# Instructions to follow
Repeat the data that follows, word for word, without the images.

# Data block
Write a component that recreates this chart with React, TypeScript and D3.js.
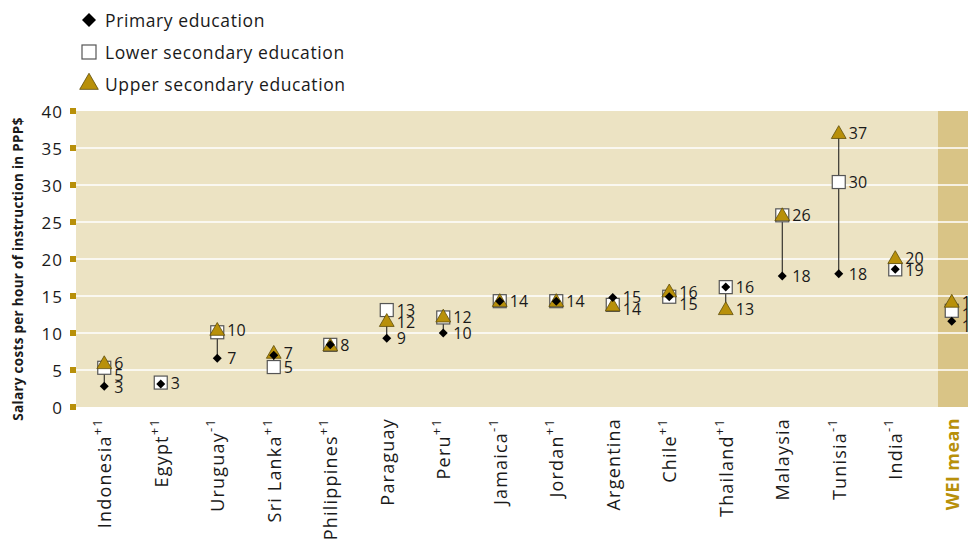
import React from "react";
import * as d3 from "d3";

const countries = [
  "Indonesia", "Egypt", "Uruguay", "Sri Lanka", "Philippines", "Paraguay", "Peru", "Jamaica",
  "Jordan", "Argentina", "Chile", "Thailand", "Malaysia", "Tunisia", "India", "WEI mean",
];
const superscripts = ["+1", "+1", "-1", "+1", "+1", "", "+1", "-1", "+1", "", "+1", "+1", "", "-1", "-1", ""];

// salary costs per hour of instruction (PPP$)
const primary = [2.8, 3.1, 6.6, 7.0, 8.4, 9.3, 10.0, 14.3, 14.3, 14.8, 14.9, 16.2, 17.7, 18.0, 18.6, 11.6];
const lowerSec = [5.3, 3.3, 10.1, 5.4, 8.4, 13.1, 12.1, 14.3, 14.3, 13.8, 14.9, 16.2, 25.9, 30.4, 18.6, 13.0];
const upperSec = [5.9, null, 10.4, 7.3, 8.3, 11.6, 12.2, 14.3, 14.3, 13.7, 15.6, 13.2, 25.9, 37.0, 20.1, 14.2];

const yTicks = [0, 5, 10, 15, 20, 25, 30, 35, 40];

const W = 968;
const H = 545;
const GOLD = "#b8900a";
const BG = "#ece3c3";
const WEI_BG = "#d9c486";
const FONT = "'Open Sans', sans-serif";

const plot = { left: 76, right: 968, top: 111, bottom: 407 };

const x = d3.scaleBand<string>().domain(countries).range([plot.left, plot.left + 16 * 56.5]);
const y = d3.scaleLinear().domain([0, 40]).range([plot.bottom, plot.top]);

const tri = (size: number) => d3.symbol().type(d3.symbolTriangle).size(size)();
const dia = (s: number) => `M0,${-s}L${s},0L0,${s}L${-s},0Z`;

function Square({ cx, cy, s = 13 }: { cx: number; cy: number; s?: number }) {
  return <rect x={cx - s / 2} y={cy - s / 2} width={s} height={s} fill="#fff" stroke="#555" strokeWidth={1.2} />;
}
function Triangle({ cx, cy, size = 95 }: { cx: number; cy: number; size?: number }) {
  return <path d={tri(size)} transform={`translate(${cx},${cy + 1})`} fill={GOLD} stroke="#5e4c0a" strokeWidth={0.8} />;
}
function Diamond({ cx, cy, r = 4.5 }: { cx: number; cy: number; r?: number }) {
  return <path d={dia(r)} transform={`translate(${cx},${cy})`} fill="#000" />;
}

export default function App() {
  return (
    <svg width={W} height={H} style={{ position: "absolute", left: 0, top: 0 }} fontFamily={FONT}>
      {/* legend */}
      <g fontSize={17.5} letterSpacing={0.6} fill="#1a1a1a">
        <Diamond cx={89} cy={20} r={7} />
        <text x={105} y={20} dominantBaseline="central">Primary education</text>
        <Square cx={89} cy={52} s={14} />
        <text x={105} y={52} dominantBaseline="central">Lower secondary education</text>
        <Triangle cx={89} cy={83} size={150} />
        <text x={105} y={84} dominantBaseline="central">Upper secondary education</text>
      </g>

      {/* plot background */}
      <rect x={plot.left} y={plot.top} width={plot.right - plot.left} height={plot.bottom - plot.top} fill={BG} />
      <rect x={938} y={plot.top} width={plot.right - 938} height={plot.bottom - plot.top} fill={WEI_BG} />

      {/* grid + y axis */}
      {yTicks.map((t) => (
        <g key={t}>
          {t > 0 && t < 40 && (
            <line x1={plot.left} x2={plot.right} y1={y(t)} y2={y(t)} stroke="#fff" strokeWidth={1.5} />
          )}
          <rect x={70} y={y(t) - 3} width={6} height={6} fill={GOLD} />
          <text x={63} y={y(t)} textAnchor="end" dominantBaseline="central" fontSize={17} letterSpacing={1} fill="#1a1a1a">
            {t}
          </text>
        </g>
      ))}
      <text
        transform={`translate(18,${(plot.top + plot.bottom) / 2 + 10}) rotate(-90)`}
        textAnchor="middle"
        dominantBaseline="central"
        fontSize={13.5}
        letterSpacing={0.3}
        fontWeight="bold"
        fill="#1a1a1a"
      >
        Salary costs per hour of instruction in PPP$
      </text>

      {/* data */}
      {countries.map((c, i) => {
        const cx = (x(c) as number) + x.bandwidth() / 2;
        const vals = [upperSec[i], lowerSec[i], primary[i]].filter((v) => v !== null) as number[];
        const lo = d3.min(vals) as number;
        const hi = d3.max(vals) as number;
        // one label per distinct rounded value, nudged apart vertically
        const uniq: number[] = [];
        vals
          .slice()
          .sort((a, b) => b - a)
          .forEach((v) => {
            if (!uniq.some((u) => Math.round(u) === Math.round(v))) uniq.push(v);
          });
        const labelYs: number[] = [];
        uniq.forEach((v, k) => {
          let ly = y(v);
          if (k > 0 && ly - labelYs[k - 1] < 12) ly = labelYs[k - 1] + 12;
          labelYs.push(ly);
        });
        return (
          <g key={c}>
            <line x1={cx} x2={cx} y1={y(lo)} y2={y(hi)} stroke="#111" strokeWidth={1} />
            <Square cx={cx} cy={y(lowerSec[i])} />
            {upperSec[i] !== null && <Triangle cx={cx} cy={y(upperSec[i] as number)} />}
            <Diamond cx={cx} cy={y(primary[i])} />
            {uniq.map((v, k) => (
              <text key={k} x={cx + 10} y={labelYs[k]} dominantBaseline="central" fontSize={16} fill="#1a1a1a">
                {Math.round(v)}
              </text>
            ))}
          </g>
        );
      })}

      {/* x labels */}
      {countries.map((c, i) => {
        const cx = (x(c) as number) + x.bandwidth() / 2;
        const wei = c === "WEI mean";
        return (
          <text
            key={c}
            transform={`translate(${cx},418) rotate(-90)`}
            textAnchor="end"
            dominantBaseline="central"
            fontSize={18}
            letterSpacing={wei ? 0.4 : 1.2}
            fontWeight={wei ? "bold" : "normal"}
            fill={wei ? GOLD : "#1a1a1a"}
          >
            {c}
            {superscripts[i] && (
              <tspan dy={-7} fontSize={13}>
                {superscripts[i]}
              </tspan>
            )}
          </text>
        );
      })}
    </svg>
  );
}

# Exercise solution
Write a component that recreates this chart with React, TypeScript and D3.js.
import React from "react";
import * as d3 from "d3";

const countries = [
  "Indonesia", "Egypt", "Uruguay", "Sri Lanka", "Philippines", "Paraguay", "Peru", "Jamaica",
  "Jordan", "Argentina", "Chile", "Thailand", "Malaysia", "Tunisia", "India", "WEI mean",
];
const superscripts = ["+1", "+1", "-1", "+1", "+1", "", "+1", "-1", "+1", "", "+1", "+1", "", "-1", "-1", ""];

// salary costs per hour of instruction (PPP$)
const primary = [2.8, 3.1, 6.6, 7.0, 8.4, 9.3, 10.0, 14.3, 14.3, 14.8, 14.9, 16.2, 17.7, 18.0, 18.6, 11.6];
const lowerSec = [5.3, 3.3, 10.1, 5.4, 8.4, 13.1, 12.1, 14.3, 14.3, 13.8, 14.9, 16.2, 25.9, 30.4, 18.6, 13.0];
const upperSec = [5.9, null, 10.4, 7.3, 8.3, 11.6, 12.2, 14.3, 14.3, 13.7, 15.6, 13.2, 25.9, 37.0, 20.1, 14.2];

const yTicks = [0, 5, 10, 15, 20, 25, 30, 35, 40];

const W = 968;
const H = 545;
const GOLD = "#b8900a";
const BG = "#ece3c3";
const WEI_BG = "#d9c486";
const FONT = "'Open Sans', sans-serif";

const plot = { left: 76, right: 968, top: 111, bottom: 407 };

const x = d3.scaleBand<string>().domain(countries).range([plot.left, plot.left + 16 * 56.5]);
const y = d3.scaleLinear().domain([0, 40]).range([plot.bottom, plot.top]);

const tri = (size: number) => d3.symbol().type(d3.symbolTriangle).size(size)();
const dia = (s: number) => `M0,${-s}L${s},0L0,${s}L${-s},0Z`;

function Square({ cx, cy, s = 13 }: { cx: number; cy: number; s?: number }) {
  return <rect x={cx - s / 2} y={cy - s / 2} width={s} height={s} fill="#fff" stroke="#555" strokeWidth={1.2} />;
}
function Triangle({ cx, cy, size = 95 }: { cx: number; cy: number; size?: number }) {
  return <path d={tri(size)} transform={`translate(${cx},${cy + 1})`} fill={GOLD} stroke="#5e4c0a" strokeWidth={0.8} />;
}
function Diamond({ cx, cy, r = 4.5 }: { cx: number; cy: number; r?: number }) {
  return <path d={dia(r)} transform={`translate(${cx},${cy})`} fill="#000" />;
}

export default function App() {
  return (
    <svg width={W} height={H} style={{ position: "absolute", left: 0, top: 0 }} fontFamily={FONT}>
      {/* legend */}
      <g fontSize={17.5} letterSpacing={0.6} fill="#1a1a1a">
        <Diamond cx={89} cy={20} r={7} />
        <text x={105} y={20} dominantBaseline="central">Primary education</text>
        <Square cx={89} cy={52} s={14} />
        <text x={105} y={52} dominantBaseline="central">Lower secondary education</text>
        <Triangle cx={89} cy={83} size={150} />
        <text x={105} y={84} dominantBaseline="central">Upper secondary education</text>
      </g>

      {/* plot background */}
      <rect x={plot.left} y={plot.top} width={plot.right - plot.left} height={plot.bottom - plot.top} fill={BG} />
      <rect x={938} y={plot.top} width={plot.right - 938} height={plot.bottom - plot.top} fill={WEI_BG} />

      {/* grid + y axis */}
      {yTicks.map((t) => (
        <g key={t}>
          {t > 0 && t < 40 && (
            <line x1={plot.left} x2={plot.right} y1={y(t)} y2={y(t)} stroke="#fff" strokeWidth={1.5} />
          )}
          <rect x={70} y={y(t) - 3} width={6} height={6} fill={GOLD} />
          <text x={63} y={y(t)} textAnchor="end" dominantBaseline="central" fontSize={17} letterSpacing={1} fill="#1a1a1a">
            {t}
          </text>
        </g>
      ))}
      <text
        transform={`translate(18,${(plot.top + plot.bottom) / 2 + 10}) rotate(-90)`}
        textAnchor="middle"
        dominantBaseline="central"
        fontSize={13.5}
        letterSpacing={0.3}
        fontWeight="bold"
        fill="#1a1a1a"
      >
        Salary costs per hour of instruction in PPP$
      </text>

      {/* data */}
      {countries.map((c, i) => {
        const cx = (x(c) as number) + x.bandwidth() / 2;
        const vals = [upperSec[i], lowerSec[i], primary[i]].filter((v) => v !== null) as number[];
        const lo = d3.min(vals) as number;
        const hi = d3.max(vals) as number;
        // one label per distinct rounded value, nudged apart vertically
        const uniq: number[] = [];
        vals
          .slice()
          .sort((a, b) => b - a)
          .forEach((v) => {
            if (!uniq.some((u) => Math.round(u) === Math.round(v))) uniq.push(v);
          });
        const labelYs: number[] = [];
        uniq.forEach((v, k) => {
          let ly = y(v);
          if (k > 0 && ly - labelYs[k - 1] < 12) ly = labelYs[k - 1] + 12;
          labelYs.push(ly);
        });
        return (
          <g key={c}>
            <line x1={cx} x2={cx} y1={y(lo)} y2={y(hi)} stroke="#111" strokeWidth={1} />
            <Square cx={cx} cy={y(lowerSec[i])} />
            {upperSec[i] !== null && <Triangle cx={cx} cy={y(upperSec[i] as number)} />}
            <Diamond cx={cx} cy={y(primary[i])} />
            {uniq.map((v, k) => (
              <text key={k} x={cx + 10} y={labelYs[k]} dominantBaseline="central" fontSize={16} fill="#1a1a1a">
                {Math.round(v)}
              </text>
            ))}
          </g>
        );
      })}

      {/* x labels */}
      {countries.map((c, i) => {
        const cx = (x(c) as number) + x.bandwidth() / 2;
        const wei = c === "WEI mean";
        return (
          <text
            key={c}
            transform={`translate(${cx},418) rotate(-90)`}
            textAnchor="end"
            dominantBaseline="central"
            fontSize={18}
            letterSpacing={wei ? 0.4 : 1.2}
            fontWeight={wei ? "bold" : "normal"}
            fill={wei ? GOLD : "#1a1a1a"}
          >
            {c}
            {superscripts[i] && (
              <tspan dy={-7} fontSize={13}>
                {superscripts[i]}
              </tspan>
            )}
          </text>
        );
      })}
    </svg>
  );
}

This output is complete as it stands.